O docente compara que as benzedeiras, assim como as religiões em geral, “respondem ao que não tem resposta” e exercem uma função de “esperançamento”. Por isso, não acredita que elas desapareçam, mas que se adaptem ao longo do tempo.

O ofício hoje, embora seja caracterizado pela oralidade, também tem sido difundido pela internet. Há benzedeiras que mantêm canais em redes sociais e até ministram cursos.

Pesquisadora do tema, que estudou no pós-doutorado em História Oral, Yls Rabelo Câmara percebe relação do ofício com as atividades de bruxas europeias, como da região ibérica, mas aponta como maior diferença justamente a mistura de influências indígenas e africanas. Entre os elementos mais comuns, estão algumas orações católicas, como a Ave Maria e o Pai-Nosso. “Mas cada uma faz do seu modo.

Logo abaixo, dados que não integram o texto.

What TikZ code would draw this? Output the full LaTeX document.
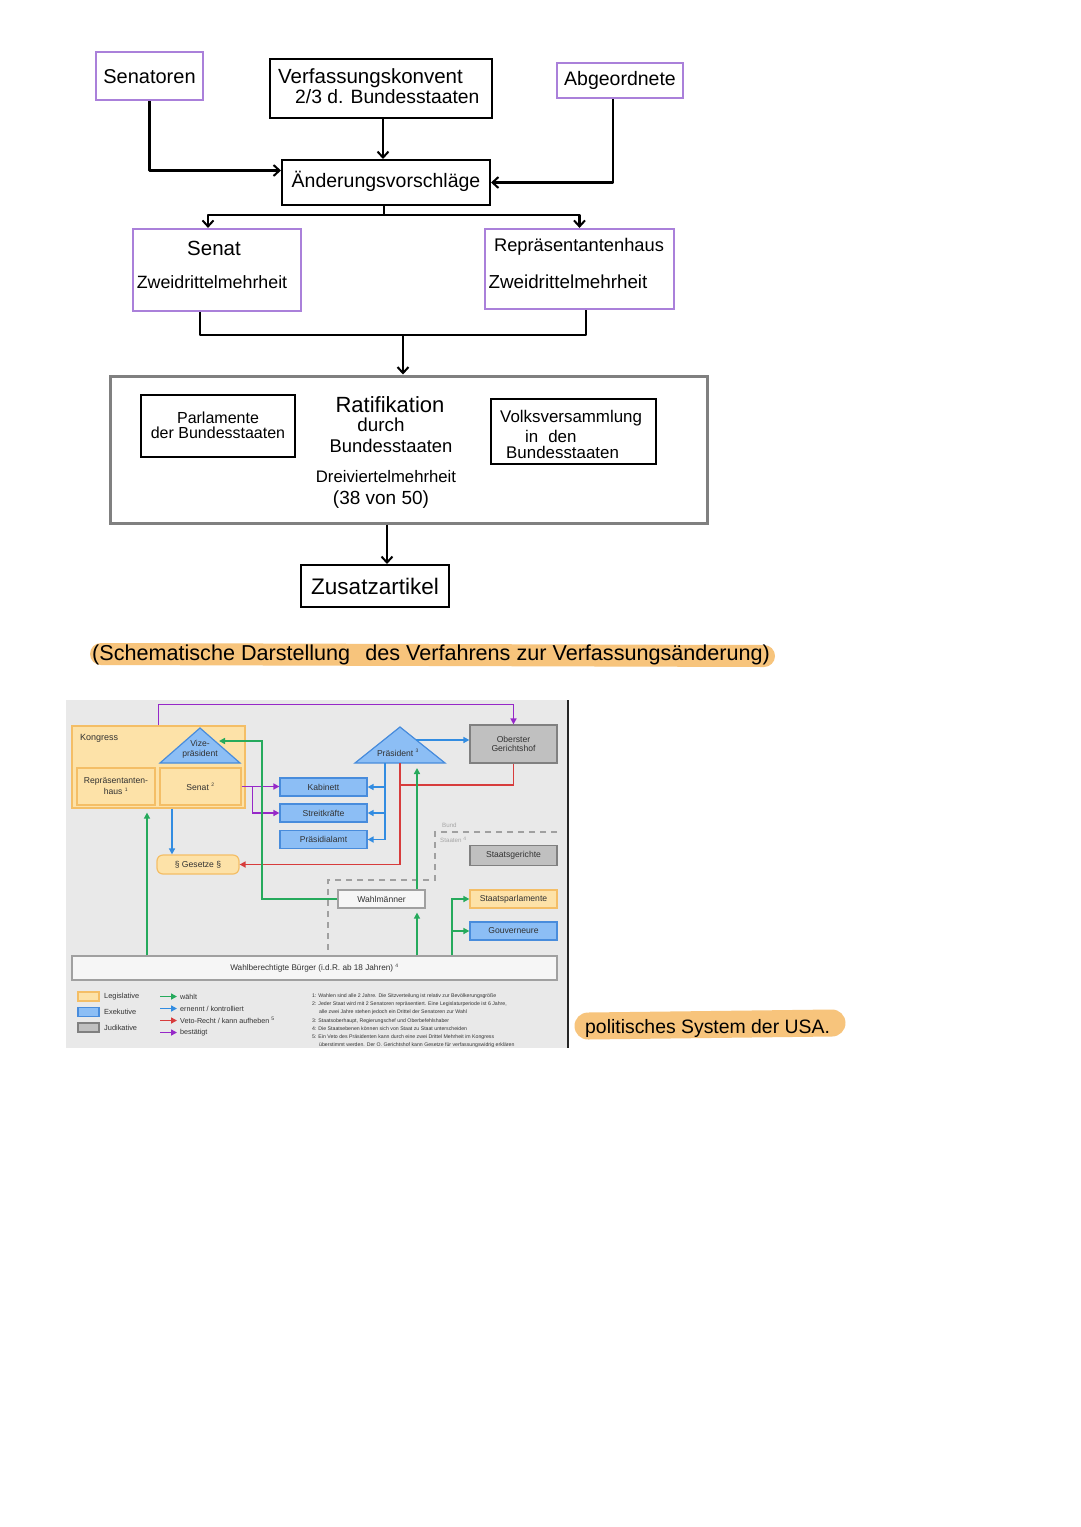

Com o terço na mão, com ele fechado dentro da mão, com ervas, com galho de pinhão. Algumas usam linha, tesoura”, afirma.

Para ela, o exercício majoritário por mulheres está ligado à construção social dos gêneros. “É um ofício de cuidado, de maternagem”, diz. “São procuradas para a solução de problemas de toda ordem: físicos, de saúde, mentais, de mau olhado, no trabalho, conjugais.”